Set exercise: Write out every line of the material as it stands, apart from the pictures.

Provided data:

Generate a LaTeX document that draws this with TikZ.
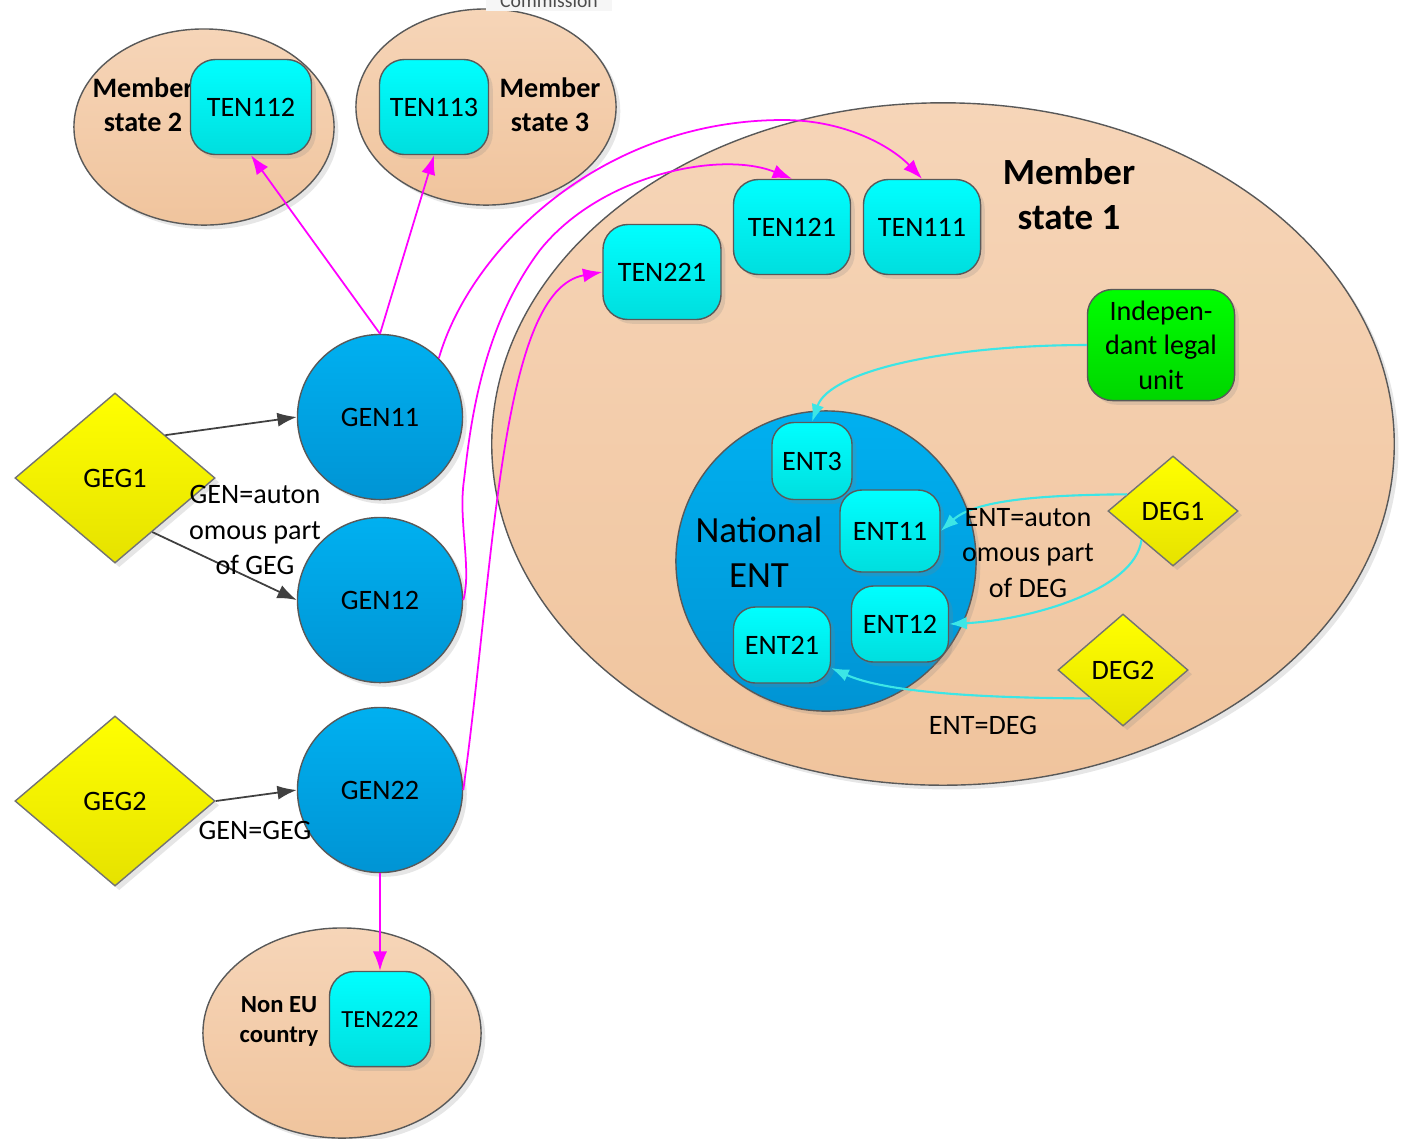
\documentclass[tikz,border=0pt]{standalone}
\usepackage{fontspec}
\setmainfont{Carlito}
\usepackage{tikz}
\usetikzlibrary{arrows.meta,positioning,shapes.geometric,shadows,calc}

\definecolor{peachtop}{RGB}{246,213,184}
\definecolor{peachbot}{RGB}{240,196,157}
\definecolor{gentop}{RGB}{0,176,240}
\definecolor{genbot}{RGB}{0,148,212}
\definecolor{tentop}{RGB}{0,255,255}
\definecolor{tenbot}{RGB}{0,222,222}
\definecolor{gegtop}{RGB}{255,255,0}
\definecolor{gegbot}{RGB}{230,226,0}
\definecolor{legaltop}{RGB}{0,255,0}
\definecolor{legalbot}{RGB}{0,214,0}
\definecolor{tenpink}{RGB}{255,0,255}
\definecolor{entcyan}{RGB}{60,230,230}
\definecolor{geggray}{RGB}{64,64,64}

\tikzset{
  softshadow/.style={drop shadow={opacity=0.2,shadow xshift=1.2pt,shadow yshift=-1.2pt}},
  country/.style={ellipse,draw=black!65,top color=peachtop,bottom color=peachbot,inner sep=0pt,softshadow},
  gen/.style={circle,draw=black!65,top color=gentop,bottom color=genbot,minimum size=1.65cm,inner sep=0pt,softshadow},
  ten/.style={rectangle,rounded corners=0.25cm,draw=black!65,top color=tentop,bottom color=tenbot,minimum height=0.95cm,inner sep=1pt,softshadow},
  ent/.style={ten,rounded corners=0.22cm},
  geg/.style={diamond,draw=black!55,top color=gegtop,bottom color=gegbot,inner sep=0pt,softshadow},
  tenlink/.style={draw=tenpink,line width=0.5pt,-{Latex[length=5.5pt,width=4pt]}},
  entlink/.style={draw=entcyan,line width=0.6pt,-{Latex[length=5pt,width=3.6pt]}},
  geglink/.style={draw=geggray,line width=0.5pt,-{Latex[length=5.5pt,width=4pt]}}
}

\begin{document}
\begin{tikzpicture}[x=0.01cm,y=-0.01cm,font=\fontsize{8}{10}\selectfont]
  \useasboundingbox (0,0) rectangle (1403,1138);

  % countries
  \node (ms1) [country,minimum width=9.02cm,minimum height=6.82cm] at (943,444) {};
  \node (ms2) [country,minimum width=2.6cm,minimum height=1.96cm] at (204,127) {};
  \node (ms3) [country,minimum width=2.6cm,minimum height=1.96cm] at (486,107) {};
  \node (noneu) [country,minimum width=2.78cm,minimum height=2.1cm] at (342,1033) {};
  \node (comm) [fill=gray!7,text=black!70,inner xsep=4pt,inner ysep=1pt,
    font=\fontsize{5.6}{6}\selectfont] at (549,1) {Commission};

  \node (ms1lbl) [align=center,font=\fontsize{10.5}{12.8}\selectfont\bfseries] at (1069,194) {Member\\state 1};
  \node (ms2lbl) [align=center,font=\fontsize{8}{9.7}\selectfont\bfseries] at (143,105) {Member\\state 2};
  \node (ms3lbl) [align=center,font=\fontsize{8}{9.7}\selectfont\bfseries] at (550,105) {Member\\state 3};
  \node (noneulbl) [align=center,font=\fontsize{7}{8.5}\selectfont\bfseries] at (279,1021) {Non EU\\country};

  % enterprises
  \node (ten112) [ten,minimum width=1.21cm] at (251,107) {TEN112};
  \node (ten113) [ten,minimum width=1.09cm] at (434,107) {TEN113};
  \node (ten121) [ten,minimum width=1.17cm] at (792,227) {TEN121};
  \node (ten111) [ten,minimum width=1.17cm] at (922,227) {TEN111};
  \node (ten221) [ten,minimum width=1.18cm] at (662,272) {TEN221};
  \node (ten222) [ten,minimum width=1.01cm,font=\fontsize{7}{8}\selectfont] at (380,1019) {TEN222};
  \node (legal) [ten,draw=black!65,top color=legaltop,bottom color=legalbot,align=center,
    minimum width=1.47cm,minimum height=1.11cm,font=\fontsize{8}{9.8}\selectfont] at (1161,345) {Indepen-\\dant legal\\unit};

  % national enterprise
  \node (natent) [gen,minimum size=3.0cm] at (826,561) {};
  \node (natlbl) [align=center,font=\fontsize{10.5}{12.8}\selectfont] at (759,552) {National\\ENT};
  \node (ent3) [ent,minimum width=0.80cm,minimum height=0.77cm] at (812,461) {ENT3};
  \node (ent11) [ent,minimum width=1.0cm,minimum height=0.82cm] at (890,531) {ENT11};
  \node (ent12) [ent,minimum width=0.97cm,minimum height=0.76cm] at (900,624) {ENT12};
  \node (ent21) [ent,minimum width=0.97cm,minimum height=0.76cm] at (782,645) {ENT21};

  % groups
  \node (gen11) [gen] at (380,417) {GEN11};
  \node (gen12) [gen] at (380,600) {GEN12};
  \node (gen22) [gen] at (380,790) {GEN22};
  \node (geg1) [geg,minimum width=2.0cm,minimum height=1.7cm] at (115,478) {GEG1};
  \node (geg2) [geg,minimum width=2.0cm,minimum height=1.7cm] at (115,801) {GEG2};
  \node (deg1) [geg,minimum width=1.3cm,minimum height=1.1cm] at (1173,511) {DEG1};
  \node (deg2) [geg,minimum width=1.3cm,minimum height=1.12cm] at (1123,670) {DEG2};

  % links
  \path[geglink] (geg1.north east) -- (gen11.west);
  \path[geglink] ($(geg1.east)!0.63!(geg1.south)$) -- (gen12.west);
  \path[geglink] (geg2.east) -- (gen22.west);
  \node (gegauton) [align=center] at (255,530) {GEN=auton\\omous part\\of GEG};
  \node (geglbl) at (255,830) {GEN=GEG};

  \path[tenlink] (gen11.north) -- (ten112.south);
  \path[tenlink] (gen11.north) -- (ten113.south);
  \path[tenlink] (gen11.45) .. controls (470,250) and (600,120) .. (783,120)
    .. controls (850,120) and (895,150) .. (ten111.north);
  \path[tenlink] (gen12.east) .. controls (472,570) and (458,520) .. (464,480)
    .. controls (470,430) and (480,330) .. (540,250)
    .. controls (600,175) and (720,150) .. (ten121.north);
  \path[tenlink] (gen22.east) .. controls (495,560) and (500,290) .. (ten221.west);
  \path[tenlink] (gen22.south) -- (ten222.north);

  \path[entlink] (legal.west) .. controls (950,345) and (830,370) .. (ent3.north);
  \path[entlink] ($(deg1.west)!0.3!(deg1.north)$) .. controls (1040,495) and (975,500) .. (ent11.east);
  \path[entlink] ($(deg1.west)!0.52!(deg1.south)$) .. controls (1135,590) and (1030,620) .. (ent12.east);
  \path[entlink] ($(deg2.west)!0.5!(deg2.south)$) .. controls (960,698) and (880,690) .. (ent21.-25);
  \node (degauton) [align=center] at (1028,553) {ENT=auton\\omous part\\of DEG};
  \node (deglbl) at (983,725) {ENT=DEG};
\end{tikzpicture}
\end{document}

Answer to this problem:
Generate a LaTeX document that draws this with TikZ.
\documentclass[tikz,border=0pt]{standalone}
\usepackage{fontspec}
\setmainfont{Carlito}
\usepackage{tikz}
\usetikzlibrary{arrows.meta,positioning,shapes.geometric,shadows,calc}

\definecolor{peachtop}{RGB}{246,213,184}
\definecolor{peachbot}{RGB}{240,196,157}
\definecolor{gentop}{RGB}{0,176,240}
\definecolor{genbot}{RGB}{0,148,212}
\definecolor{tentop}{RGB}{0,255,255}
\definecolor{tenbot}{RGB}{0,222,222}
\definecolor{gegtop}{RGB}{255,255,0}
\definecolor{gegbot}{RGB}{230,226,0}
\definecolor{legaltop}{RGB}{0,255,0}
\definecolor{legalbot}{RGB}{0,214,0}
\definecolor{tenpink}{RGB}{255,0,255}
\definecolor{entcyan}{RGB}{60,230,230}
\definecolor{geggray}{RGB}{64,64,64}

\tikzset{
  softshadow/.style={drop shadow={opacity=0.2,shadow xshift=1.2pt,shadow yshift=-1.2pt}},
  country/.style={ellipse,draw=black!65,top color=peachtop,bottom color=peachbot,inner sep=0pt,softshadow},
  gen/.style={circle,draw=black!65,top color=gentop,bottom color=genbot,minimum size=1.65cm,inner sep=0pt,softshadow},
  ten/.style={rectangle,rounded corners=0.25cm,draw=black!65,top color=tentop,bottom color=tenbot,minimum height=0.95cm,inner sep=1pt,softshadow},
  ent/.style={ten,rounded corners=0.22cm},
  geg/.style={diamond,draw=black!55,top color=gegtop,bottom color=gegbot,inner sep=0pt,softshadow},
  tenlink/.style={draw=tenpink,line width=0.5pt,-{Latex[length=5.5pt,width=4pt]}},
  entlink/.style={draw=entcyan,line width=0.6pt,-{Latex[length=5pt,width=3.6pt]}},
  geglink/.style={draw=geggray,line width=0.5pt,-{Latex[length=5.5pt,width=4pt]}}
}

\begin{document}
\begin{tikzpicture}[x=0.01cm,y=-0.01cm,font=\fontsize{8}{10}\selectfont]
  \useasboundingbox (0,0) rectangle (1403,1138);

  % countries
  \node (ms1) [country,minimum width=9.02cm,minimum height=6.82cm] at (943,444) {};
  \node (ms2) [country,minimum width=2.6cm,minimum height=1.96cm] at (204,127) {};
  \node (ms3) [country,minimum width=2.6cm,minimum height=1.96cm] at (486,107) {};
  \node (noneu) [country,minimum width=2.78cm,minimum height=2.1cm] at (342,1033) {};
  \node (comm) [fill=gray!7,text=black!70,inner xsep=4pt,inner ysep=1pt,
    font=\fontsize{5.6}{6}\selectfont] at (549,1) {Commission};

  \node (ms1lbl) [align=center,font=\fontsize{10.5}{12.8}\selectfont\bfseries] at (1069,194) {Member\\state 1};
  \node (ms2lbl) [align=center,font=\fontsize{8}{9.7}\selectfont\bfseries] at (143,105) {Member\\state 2};
  \node (ms3lbl) [align=center,font=\fontsize{8}{9.7}\selectfont\bfseries] at (550,105) {Member\\state 3};
  \node (noneulbl) [align=center,font=\fontsize{7}{8.5}\selectfont\bfseries] at (279,1021) {Non EU\\country};

  % enterprises
  \node (ten112) [ten,minimum width=1.21cm] at (251,107) {TEN112};
  \node (ten113) [ten,minimum width=1.09cm] at (434,107) {TEN113};
  \node (ten121) [ten,minimum width=1.17cm] at (792,227) {TEN121};
  \node (ten111) [ten,minimum width=1.17cm] at (922,227) {TEN111};
  \node (ten221) [ten,minimum width=1.18cm] at (662,272) {TEN221};
  \node (ten222) [ten,minimum width=1.01cm,font=\fontsize{7}{8}\selectfont] at (380,1019) {TEN222};
  \node (legal) [ten,draw=black!65,top color=legaltop,bottom color=legalbot,align=center,
    minimum width=1.47cm,minimum height=1.11cm,font=\fontsize{8}{9.8}\selectfont] at (1161,345) {Indepen-\\dant legal\\unit};

  % national enterprise
  \node (natent) [gen,minimum size=3.0cm] at (826,561) {};
  \node (natlbl) [align=center,font=\fontsize{10.5}{12.8}\selectfont] at (759,552) {National\\ENT};
  \node (ent3) [ent,minimum width=0.80cm,minimum height=0.77cm] at (812,461) {ENT3};
  \node (ent11) [ent,minimum width=1.0cm,minimum height=0.82cm] at (890,531) {ENT11};
  \node (ent12) [ent,minimum width=0.97cm,minimum height=0.76cm] at (900,624) {ENT12};
  \node (ent21) [ent,minimum width=0.97cm,minimum height=0.76cm] at (782,645) {ENT21};

  % groups
  \node (gen11) [gen] at (380,417) {GEN11};
  \node (gen12) [gen] at (380,600) {GEN12};
  \node (gen22) [gen] at (380,790) {GEN22};
  \node (geg1) [geg,minimum width=2.0cm,minimum height=1.7cm] at (115,478) {GEG1};
  \node (geg2) [geg,minimum width=2.0cm,minimum height=1.7cm] at (115,801) {GEG2};
  \node (deg1) [geg,minimum width=1.3cm,minimum height=1.1cm] at (1173,511) {DEG1};
  \node (deg2) [geg,minimum width=1.3cm,minimum height=1.12cm] at (1123,670) {DEG2};

  % links
  \path[geglink] (geg1.north east) -- (gen11.west);
  \path[geglink] ($(geg1.east)!0.63!(geg1.south)$) -- (gen12.west);
  \path[geglink] (geg2.east) -- (gen22.west);
  \node (gegauton) [align=center] at (255,530) {GEN=auton\\omous part\\of GEG};
  \node (geglbl) at (255,830) {GEN=GEG};

  \path[tenlink] (gen11.north) -- (ten112.south);
  \path[tenlink] (gen11.north) -- (ten113.south);
  \path[tenlink] (gen11.45) .. controls (470,250) and (600,120) .. (783,120)
    .. controls (850,120) and (895,150) .. (ten111.north);
  \path[tenlink] (gen12.east) .. controls (472,570) and (458,520) .. (464,480)
    .. controls (470,430) and (480,330) .. (540,250)
    .. controls (600,175) and (720,150) .. (ten121.north);
  \path[tenlink] (gen22.east) .. controls (495,560) and (500,290) .. (ten221.west);
  \path[tenlink] (gen22.south) -- (ten222.north);

  \path[entlink] (legal.west) .. controls (950,345) and (830,370) .. (ent3.north);
  \path[entlink] ($(deg1.west)!0.3!(deg1.north)$) .. controls (1040,495) and (975,500) .. (ent11.east);
  \path[entlink] ($(deg1.west)!0.52!(deg1.south)$) .. controls (1135,590) and (1030,620) .. (ent12.east);
  \path[entlink] ($(deg2.west)!0.5!(deg2.south)$) .. controls (960,698) and (880,690) .. (ent21.-25);
  \node (degauton) [align=center] at (1028,553) {ENT=auton\\omous part\\of DEG};
  \node (deglbl) at (983,725) {ENT=DEG};
\end{tikzpicture}
\end{document}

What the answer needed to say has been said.